begin STORED DATA

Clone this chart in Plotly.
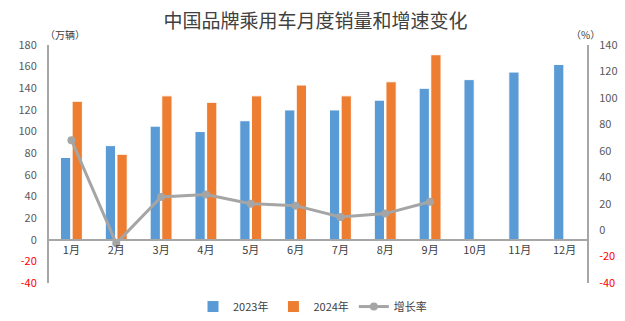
import plotly.graph_objects as go

months = ["1月", "2月", "3月", "4月", "5月", "6月", "7月", "8月", "9月", "10月", "11月", "12月"]
sales_2023 = [76, 87, 105, 100, 110, 120, 120, 129, 140, 148, 155, 162]
sales_2024 = [128, 79, 133, 127, 133, 143, 133, 146, 171, None, None, None]
growth = [68, -10, 25, 27, 20, 18.5, 10, 12.5, 21.5, None, None, None]

left_ticks = list(range(-40, 181, 20))
right_ticks = list(range(-40, 141, 20))

def tick_text(vals):
    return [f"<span style='color:#FF0000'>{v}</span>" if v < 0 else str(v) for v in vals]

FONT = "Noto Sans CJK SC"

fig = go.Figure()
fig.add_trace(go.Bar(x=months, y=sales_2023, name="2023年",
                     marker=dict(color="#5B9BD5", line=dict(color="white", width=1))))
fig.add_trace(go.Bar(x=months, y=sales_2024, name="2024年",
                     marker=dict(color="#ED7D31", line=dict(color="white", width=1))))
fig.add_trace(go.Scatter(x=months, y=growth, name="增长率", yaxis="y2",
                         mode="lines+markers",
                         line=dict(color="#A5A5A5", width=3),
                         marker=dict(color="#A5A5A5", size=8)))

zero_pos = 40 / 220

fig.update_layout(
    width=625, height=321,
    margin=dict(l=49, r=38, t=45, b=38, autoexpand=False),
    paper_bgcolor="white", plot_bgcolor="white",
    font=dict(family=FONT, size=11, color="#595959"),
    title=dict(text="中国品牌乘用车月度销量和增速变化", x=0.505, xanchor="center",
               y=0.935, yanchor="middle",
               font=dict(family=FONT, size=19, color="#404040")),
    barmode="group", bargap=0.48, bargroupgap=0.12,
    showlegend=True,
    legend=dict(orientation="h", x=0.5, xanchor="center", xref="container",
                y=0.045, yanchor="middle", yref="container",
                font=dict(family=FONT, size=11, color="#404040"),
                itemwidth=30, traceorder="normal"),
    xaxis=dict(anchor="free", position=zero_pos, showline=True, linecolor="#A6A6A6",
               linewidth=1.5, ticks="", showgrid=False, zeroline=False, automargin=False,
               range=[-0.5, len(months) - 0.5],
               tickfont=dict(size=11, color="#404040")),
    yaxis=dict(range=[-40, 180], tickvals=left_ticks, ticktext=tick_text(left_ticks),
               showgrid=False, zeroline=False, showline=True, linecolor="#A6A6A6",
               linewidth=2, ticks="", ticklabelstandoff=8, automargin=False),
    yaxis2=dict(range=[-40, 140], tickvals=right_ticks, ticktext=tick_text(right_ticks),
                overlaying="y", side="right", showgrid=False, zeroline=False,
                showline=True, linecolor="#A6A6A6", linewidth=2, ticks="",
                ticklabelstandoff=8, automargin=False),
    annotations=[
        dict(text="（万辆）", xref="paper", yref="paper", x=0.0, y=1.0,
             xanchor="left", yanchor="bottom", showarrow=False,
             font=dict(family=FONT, size=10, color="#404040"), xshift=-6, yshift=1),
        dict(text="（%）", xref="paper", yref="paper", x=1.0, y=1.0,
             xanchor="center", yanchor="bottom", showarrow=False,
             font=dict(family=FONT, size=10, color="#404040"), xshift=-2, yshift=1),
    ],
)

fig.write_html("out.html")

end STORED DATA

§ GOAL
Transcribe all the lines above exactly, apart from the pictures.

§ EXERCISE SOLUTION
Clone this chart in Plotly.
import plotly.graph_objects as go

months = ["1月", "2月", "3月", "4月", "5月", "6月", "7月", "8月", "9月", "10月", "11月", "12月"]
sales_2023 = [76, 87, 105, 100, 110, 120, 120, 129, 140, 148, 155, 162]
sales_2024 = [128, 79, 133, 127, 133, 143, 133, 146, 171, None, None, None]
growth = [68, -10, 25, 27, 20, 18.5, 10, 12.5, 21.5, None, None, None]

left_ticks = list(range(-40, 181, 20))
right_ticks = list(range(-40, 141, 20))

def tick_text(vals):
    return [f"<span style='color:#FF0000'>{v}</span>" if v < 0 else str(v) for v in vals]

FONT = "Noto Sans CJK SC"

fig = go.Figure()
fig.add_trace(go.Bar(x=months, y=sales_2023, name="2023年",
                     marker=dict(color="#5B9BD5", line=dict(color="white", width=1))))
fig.add_trace(go.Bar(x=months, y=sales_2024, name="2024年",
                     marker=dict(color="#ED7D31", line=dict(color="white", width=1))))
fig.add_trace(go.Scatter(x=months, y=growth, name="增长率", yaxis="y2",
                         mode="lines+markers",
                         line=dict(color="#A5A5A5", width=3),
                         marker=dict(color="#A5A5A5", size=8)))

zero_pos = 40 / 220

fig.update_layout(
    width=625, height=321,
    margin=dict(l=49, r=38, t=45, b=38, autoexpand=False),
    paper_bgcolor="white", plot_bgcolor="white",
    font=dict(family=FONT, size=11, color="#595959"),
    title=dict(text="中国品牌乘用车月度销量和增速变化", x=0.505, xanchor="center",
               y=0.935, yanchor="middle",
               font=dict(family=FONT, size=19, color="#404040")),
    barmode="group", bargap=0.48, bargroupgap=0.12,
    showlegend=True,
    legend=dict(orientation="h", x=0.5, xanchor="center", xref="container",
                y=0.045, yanchor="middle", yref="container",
                font=dict(family=FONT, size=11, color="#404040"),
                itemwidth=30, traceorder="normal"),
    xaxis=dict(anchor="free", position=zero_pos, showline=True, linecolor="#A6A6A6",
               linewidth=1.5, ticks="", showgrid=False, zeroline=False, automargin=False,
               range=[-0.5, len(months) - 0.5],
               tickfont=dict(size=11, color="#404040")),
    yaxis=dict(range=[-40, 180], tickvals=left_ticks, ticktext=tick_text(left_ticks),
               showgrid=False, zeroline=False, showline=True, linecolor="#A6A6A6",
               linewidth=2, ticks="", ticklabelstandoff=8, automargin=False),
    yaxis2=dict(range=[-40, 140], tickvals=right_ticks, ticktext=tick_text(right_ticks),
                overlaying="y", side="right", showgrid=False, zeroline=False,
                showline=True, linecolor="#A6A6A6", linewidth=2, ticks="",
                ticklabelstandoff=8, automargin=False),
    annotations=[
        dict(text="（万辆）", xref="paper", yref="paper", x=0.0, y=1.0,
             xanchor="left", yanchor="bottom", showarrow=False,
             font=dict(family=FONT, size=10, color="#404040"), xshift=-6, yshift=1),
        dict(text="（%）", xref="paper", yref="paper", x=1.0, y=1.0,
             xanchor="center", yanchor="bottom", showarrow=False,
             font=dict(family=FONT, size=10, color="#404040"), xshift=-2, yshift=1),
    ],
)

fig.write_html("out.html")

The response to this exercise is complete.